The haunting tune of the legendary protest song of freedom movements around the globe rings through the courtyard of the Eklavya Model Residential School (EMRS) at Mundhegaon in Igatpuri taluka of Maharashtra’s Nashik district.
Some 40 girls of the school, belonging to impoverished families living in the state’s hardscrabble tribal belt, evocatively render the powerful song. More than 500 students, boys and girls, are studying at the residential school meant for tribal children. For most of their parents, toiling away in harsh fields, or working as migrant labourers in distant cities, it was a bold decision to leave their children at the residential school.
The students get quality education, accommodation in hostels, and, most importantly, nutritious meals.
The Ministry of Tribal Affairs, Government of India, provides funds to state governments to run EMRS and residential ashram schools for the benefit of members of the scheduled tribes. In Maharashtra, there are four English-medium Eklavya residential schools, including the one at Mundhegaon.
In June, the Maharashtra government signed a memorandum of understanding with the Tata Trusts and Bengaluru-based NGO Akshaya Patra to set up two centralised kitchens – called Annapoorna kitchens – in Mundhegaon and Kambalgaon in Palghar district. The unique public-private partnership aims to provide wholesome food to students at EMRS and ashram schools in the state.

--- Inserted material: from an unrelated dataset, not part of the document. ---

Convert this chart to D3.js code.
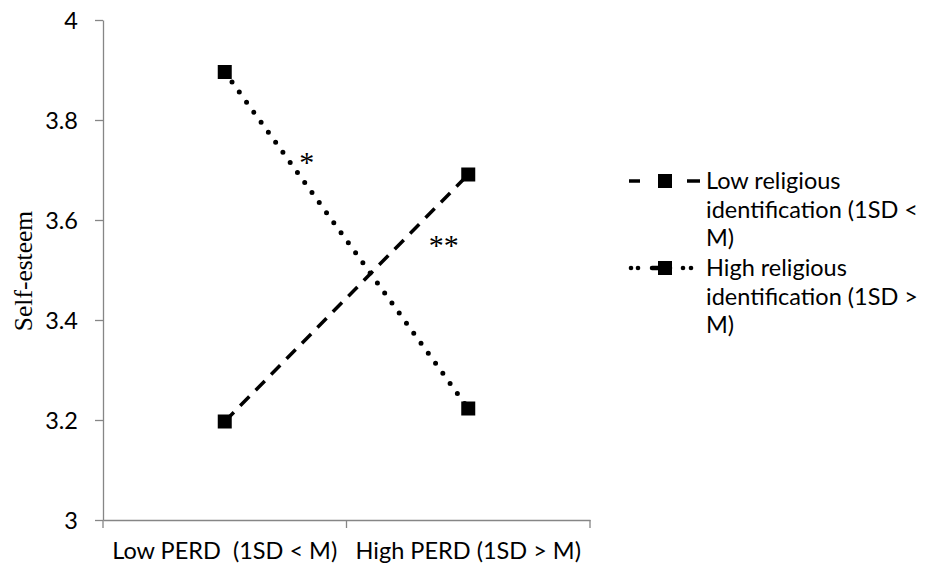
<!DOCTYPE html>
<html><head><meta charset="utf-8">
<script src="https://cdn.jsdelivr.net/npm/d3@7"></script>
<style>body{margin:0;background:#fff}</style>
</head><body>
<svg id="c" width="927" height="569"></svg>
<script>
const categories = ["Low PERD  (1SD < M)", "High PERD (1SD > M)"];
const seriesNames = [["Low religious", "identification (1SD <", "M)"], ["High religious", "identification (1SD >", "M)"]];
const lowReligious = [3.197, 3.691];
const highReligious = [3.896, 3.223];
const yTicks = [3, 3.2, 3.4, 3.6, 3.8, 4];
const yTickLabels = ["3", "3.2", "3.4", "3.6", "3.8", "4"];
const annotations = [{text: "*", cat: 0.337, val: 3.697}, {text: "**", cat: 0.899, val: 3.531}];

const svg = d3.select("#c");
const font = "Lato, 'Open Sans', sans-serif";
const fs = 23.5;
const serif = "'Liberation Serif', 'Times New Roman', serif";
const x0 = 103, x1 = 590, yTop = 20, yBot = 520;
const x = d3.scaleBand().domain([0,1]).range([x0, x1]);
const xc = i => x(0) + x.bandwidth()*(i+0.5);
const y = d3.scaleLinear().domain([3,4]).range([yBot, yTop]);
const axisColor = "#868686";

// y axis
const ya = svg.append("g").attr("transform", `translate(${x0},0)`)
  .call(d3.axisLeft(y).tickValues(yTicks).tickFormat((d,i)=>yTickLabels[i]).tickSize(8).tickSizeOuter(0));
ya.select(".domain").attr("stroke", axisColor).attr("stroke-width", 1.3);
ya.selectAll(".tick line").attr("stroke", axisColor).attr("stroke-width", 1.3);
ya.selectAll(".tick text").attr("x", -25).attr("dy", "0.36em").attr("font-family", font).attr("font-size", fs).attr("fill", "#000");

// x axis
const xa = svg.append("g").attr("transform", `translate(0,${yBot})`)
  .call(d3.axisBottom(x).tickValues([]).tickSizeOuter(0));
xa.select(".domain").attr("stroke", axisColor).attr("stroke-width", 1.3);
const xTickPos = [x0, x(1), x1];
xa.selectAll(".xt").data(xTickPos).join("line").attr("class","xt")
  .attr("x1", d=>d).attr("x2", d=>d).attr("y1", 0).attr("y2", 8)
  .attr("stroke", axisColor).attr("stroke-width", 1.3);
svg.selectAll(".xl").data(categories).join("text").attr("class","xl")
  .attr("x", (d,i)=>xc(i)).attr("y", 559).attr("text-anchor","middle")
  .attr("font-family", font).attr("font-size", fs).attr("fill","#000")
  .style("white-space","pre").text(d=>d);

// y label
svg.append("text").attr("transform", "translate(32,271) rotate(-90)")
  .attr("text-anchor","middle").attr("font-family", serif)
  .attr("font-size", 25.5).attr("fill","#000").text("Self-esteem");

const line = d3.line().x((d,i)=>xc(i)).y(d=>y(d));
const styles = [
  {data: lowReligious, dash: "13,9", width: 3.5, cap: "butt"},
  {data: highReligious, dash: "0,12.4", width: 5, cap: "round"}
];
styles.forEach(s => {
  svg.append("path").datum(s.data).attr("d", line).attr("fill","none")
    .attr("stroke","#000").attr("stroke-width", s.width)
    .attr("stroke-dasharray", s.dash).attr("stroke-linecap", s.cap);
  svg.selectAll(null).data(s.data).join("rect")
    .attr("x", (d,i)=>xc(i)-7).attr("y", d=>y(d)-7).attr("width",14).attr("height",14).attr("fill","#000");
});

annotations.forEach(a => {
  svg.append("text").attr("x", xc(0) + (xc(1)-xc(0))*a.cat).attr("y", y(a.val))
    .attr("text-anchor","middle").attr("font-family", serif).attr("font-size", 30).attr("fill","#000").text(a.text);
});

// legend
const lg = svg.append("g");
const legY = [181, 268];
styles.forEach((s, i) => {
  const yy = legY[i];
  if (i === 0) {
    lg.append("line").attr("x1",629).attr("x2",640).attr("y1",yy).attr("y2",yy).attr("stroke","#000").attr("stroke-width",3.5);
    lg.append("line").attr("x1",687).attr("x2",700).attr("y1",yy).attr("y2",yy).attr("stroke","#000").attr("stroke-width",3.5);
  } else {
    [631, 638, 683, 691].forEach(cx => lg.append("circle").attr("cx",cx).attr("cy",yy).attr("r",2.3).attr("fill","#000"));
    lg.append("line").attr("x1",652).attr("x2",670).attr("y1",yy).attr("y2",yy).attr("stroke","#000").attr("stroke-width",4.5).attr("stroke-linecap","round");
  }
  lg.append("rect").attr("x",658).attr("y",yy-7).attr("width",14).attr("height",14).attr("fill","#000");
  seriesNames[i].forEach((t, j) => {
    lg.append("text").attr("x",706).attr("y", yy + 8 + j*28.7)
      .attr("font-family", font).attr("font-size", fs).attr("fill","#000").text(t);
  });
});
</script>
</body></html>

Says Manoj Kulkarni, the Tata Trusts executive in charge of the Nashik and Palghar kitchens: “The modern centralised kitchen, featuring state-of-the-art equipment, has a capacity for 20,000 meals a day. At present, we cater to the needs of 3,500 students at this school and in nine other institutes, including ashram schools, within a radius of 50km from here.”
The kitchen is funded by the Tata Trusts and Akshaya Patra is the technical adviser for the project. Says Shivaji Patil, an assistant teacher at the school: “Many of these students come from villages where malnutrition is an endemic problem. The healthy food they consume here has energised them, improving their performance in class.”

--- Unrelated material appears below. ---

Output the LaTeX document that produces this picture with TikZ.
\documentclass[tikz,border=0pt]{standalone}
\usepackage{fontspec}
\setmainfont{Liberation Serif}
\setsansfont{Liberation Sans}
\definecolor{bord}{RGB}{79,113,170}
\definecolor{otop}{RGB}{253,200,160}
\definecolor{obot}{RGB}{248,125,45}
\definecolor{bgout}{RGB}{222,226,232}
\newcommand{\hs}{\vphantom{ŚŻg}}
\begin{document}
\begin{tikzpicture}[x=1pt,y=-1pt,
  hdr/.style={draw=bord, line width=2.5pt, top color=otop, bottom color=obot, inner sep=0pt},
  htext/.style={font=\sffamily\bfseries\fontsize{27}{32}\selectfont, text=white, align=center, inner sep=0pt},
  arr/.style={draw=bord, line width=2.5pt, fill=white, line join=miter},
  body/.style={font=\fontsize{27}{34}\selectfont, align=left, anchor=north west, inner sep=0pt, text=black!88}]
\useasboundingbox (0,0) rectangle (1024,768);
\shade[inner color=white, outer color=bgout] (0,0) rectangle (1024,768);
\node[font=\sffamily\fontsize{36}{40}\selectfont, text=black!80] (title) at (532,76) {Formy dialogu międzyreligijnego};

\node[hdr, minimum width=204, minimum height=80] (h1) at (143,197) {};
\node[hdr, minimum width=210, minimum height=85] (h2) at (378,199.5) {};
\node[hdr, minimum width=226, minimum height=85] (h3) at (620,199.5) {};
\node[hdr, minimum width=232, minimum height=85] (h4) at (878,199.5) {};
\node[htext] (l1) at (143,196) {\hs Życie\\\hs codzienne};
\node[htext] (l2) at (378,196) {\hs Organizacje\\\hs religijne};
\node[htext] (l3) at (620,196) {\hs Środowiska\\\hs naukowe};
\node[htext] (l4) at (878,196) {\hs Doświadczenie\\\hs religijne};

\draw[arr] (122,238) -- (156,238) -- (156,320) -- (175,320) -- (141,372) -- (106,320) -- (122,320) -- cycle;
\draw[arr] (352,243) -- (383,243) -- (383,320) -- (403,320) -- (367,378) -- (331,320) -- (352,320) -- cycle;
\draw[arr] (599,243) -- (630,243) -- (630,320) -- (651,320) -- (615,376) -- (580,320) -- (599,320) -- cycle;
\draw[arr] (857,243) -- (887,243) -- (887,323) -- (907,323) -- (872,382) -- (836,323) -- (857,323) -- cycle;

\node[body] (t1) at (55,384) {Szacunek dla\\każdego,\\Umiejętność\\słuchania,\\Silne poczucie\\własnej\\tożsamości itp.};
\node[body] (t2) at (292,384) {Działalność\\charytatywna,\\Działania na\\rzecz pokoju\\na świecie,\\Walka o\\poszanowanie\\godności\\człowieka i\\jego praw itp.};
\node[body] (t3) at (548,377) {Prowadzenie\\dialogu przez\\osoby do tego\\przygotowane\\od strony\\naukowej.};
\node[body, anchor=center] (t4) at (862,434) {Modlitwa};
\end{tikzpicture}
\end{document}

The Mundhegaon school building and campus are indeed impressive. Previously, the school operated from a rented premise in Nashik, but last year, the students shifted into the brand new campus.
The wholesome food is definitely a game changer. Says Manisha Bhairav, an eighth standard student, “I like the food that is served; it is very healthy. Our teachers tell us to eat more vegetables.” Manisha, whose parents are farmers, speaks confidently in English, a language no one in her family is familiar with. She hopes to become an engineer.

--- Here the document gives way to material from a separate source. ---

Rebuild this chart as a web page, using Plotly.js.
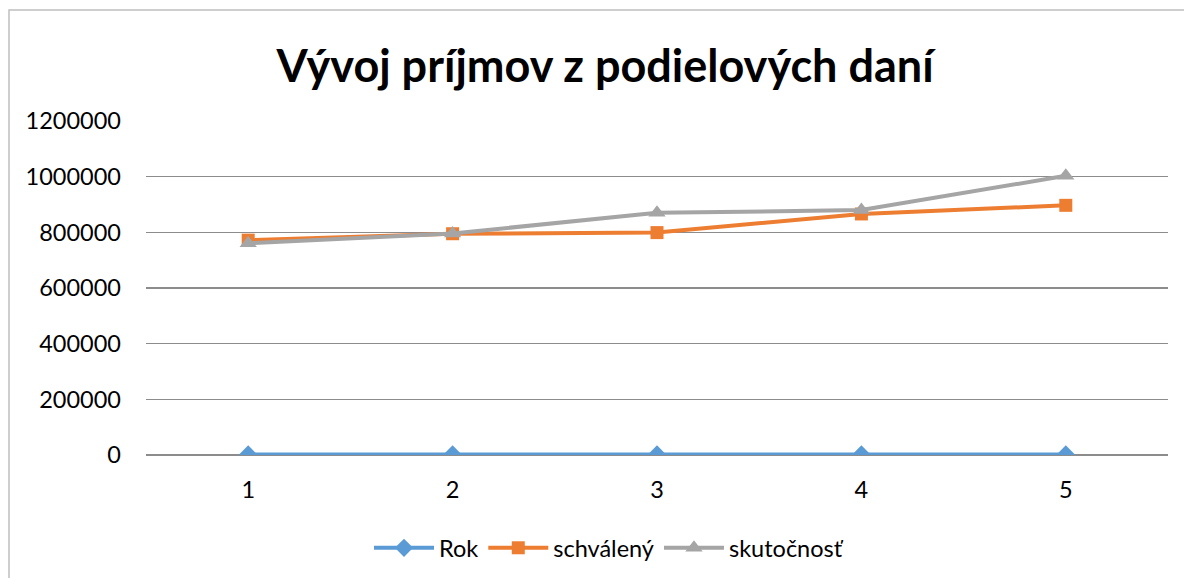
<!DOCTYPE html>
<html>
<head>
<meta charset="utf-8">
<script src="https://cdn.plot.ly/plotly-3.0.1.min.js"></script>
<style>
html,body{margin:0;padding:0;background:#fff;}
#chart{width:1184px;height:578px;}
</style>
</head>
<body>
<div id="chart"></div>
<script>
const categories = [1, 2, 3, 4, 5];
const rok = [2010, 2011, 2012, 2013, 2014];
const schvaleny = [772000, 795000, 799000, 866000, 897000];
const skutocnost = [761000, 796000, 870000, 880000, 1003000];
const yTicks = [0, 200000, 400000, 600000, 800000, 1000000, 1200000];

const font = "Lato, Calibri, Carlito, 'Open Sans', sans-serif";

const traces = [
  {x: categories, y: rok, name: 'Rok', type: 'scatter', mode: 'lines+markers',
   line: {color: '#5B9BD5', width: 4}, marker: {symbol: 'diamond', size: 14, color: '#5B9BD5'}},
  {x: categories, y: schvaleny, name: 'schválený', type: 'scatter', mode: 'lines+markers',
   line: {color: '#ED7D31', width: 4}, marker: {symbol: 'square', size: 13, color: '#ED7D31'}},
  {x: categories, y: skutocnost, name: 'skutočnosť', type: 'scatter', mode: 'lines+markers',
   line: {color: '#A5A5A5', width: 4}, marker: {symbol: 'triangle-up', size: 15, color: '#A5A5A5'}}
];

const layout = {
  width: 1184, height: 578,
  margin: {l: 146, r: 16, t: 121, b: 123},
  paper_bgcolor: '#fff', plot_bgcolor: '#fff',
  font: {family: font, size: 23.5, color: '#000'},
  title: {text: '<b>Vývoj príjmov z podielových daní</b>', font: {family: font, size: 45, color: '#000'},
          x: 0.511, xanchor: 'center', y: 1 - 66/578, yanchor: 'middle'},
  xaxis: {range: [0.5, 5.5], tickvals: categories, ticktext: categories.map(String),
          showgrid: false, zeroline: false, showline: false, ticks: '',
          ticklabelstandoff: 18, fixedrange: true, automargin: false},
  yaxis: {range: [0, 1200000], tickvals: yTicks, ticktext: yTicks.map(String),
          showgrid: true, gridcolor: '#8c8c8c', gridwidth: 1.2, zeroline: true, zerolinecolor: '#8c8c8c',
          zerolinewidth: 1.2, showline: false, ticks: '', ticklabelstandoff: 24, fixedrange: true, automargin: false},
  showlegend: true,
  legend: {orientation: 'h', xref: 'container', yref: 'container', x: 609/1184, xanchor: 'center',
           y: 1 - 548/578, yanchor: 'middle',
           itemwidth: 60, font: {family: font, size: 23.5, color: '#000'}, bgcolor: 'rgba(0,0,0,0)'},
  shapes: [{type: 'rect', xref: 'paper', yref: 'paper',
            x0: (9 - 146)/1022, x1: (1200 - 146)/1022, y0: (455 - 600)/334, y1: (455 - 10)/334,
            line: {color: '#bfbfbf', width: 1.5}, fillcolor: 'rgba(0,0,0,0)', layer: 'below'}]
};

Plotly.newPlot('chart', traces, layout, {displayModeBar: false, staticPlot: true});
</script>
</body>
</html>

Like Manisha, Lata Sasane, who has just finished her lunch and is eager to join her friends in the playground, appreciates the quality of the food. Her parents, too, work in the fields at a distant village. Lata would like to be a teacher, she says coyly. Hemant Khade, also in eighth standard, would like to become a software engineer. “I will go to college in Nashik and do my engineering,” he says.
The students squat on the floor in a large hall and enjoy their meals. The food is simple – chapatis, vegetables, rice and dal. The servings are large and the growing children eagerly consume the food. Later, they wash the utensils and return them to the kitchen.
The school’s central kitchen has four rice cauldrons, each with a 600-litre capacity. Two more cauldrons for dal, each of 1,200-litre capacity. Mr Kulkarni emphasises on the hygiene aspect. Anyone entering the kitchen has to wear a hair net, use a hand sanitiser, and ensure that cleanliness is maintained.
“We also have quality control personnel checking the content and the places where the foodgrains and vegetables and other inputs are stored,” he says. “We follow all good manufacturing practices.” The kitchen is washed thoroughly and even the mini-trucks that carry the meals to distant schools are cleaned before the food packets are loaded.
Having grown up in remote villages, many of the students are not familiar with the food that is served. Mr Kulkarni recalls that when the kitchen began serving idli and sambar (a popular south Indian dish) for breakfast in October, most students were reluctant to touch it as they had never seen the dish before.
“They drank the sambar but refused to touch the idlis," he recalls. “I had to tell them that it is a popular item in south India and is nutritious and good for health.” Of course, now they eagerly eat idlis and many of them can finish off six in one sitting. That is the kind of feedback that leaves a good taste in the mouth for all concerned!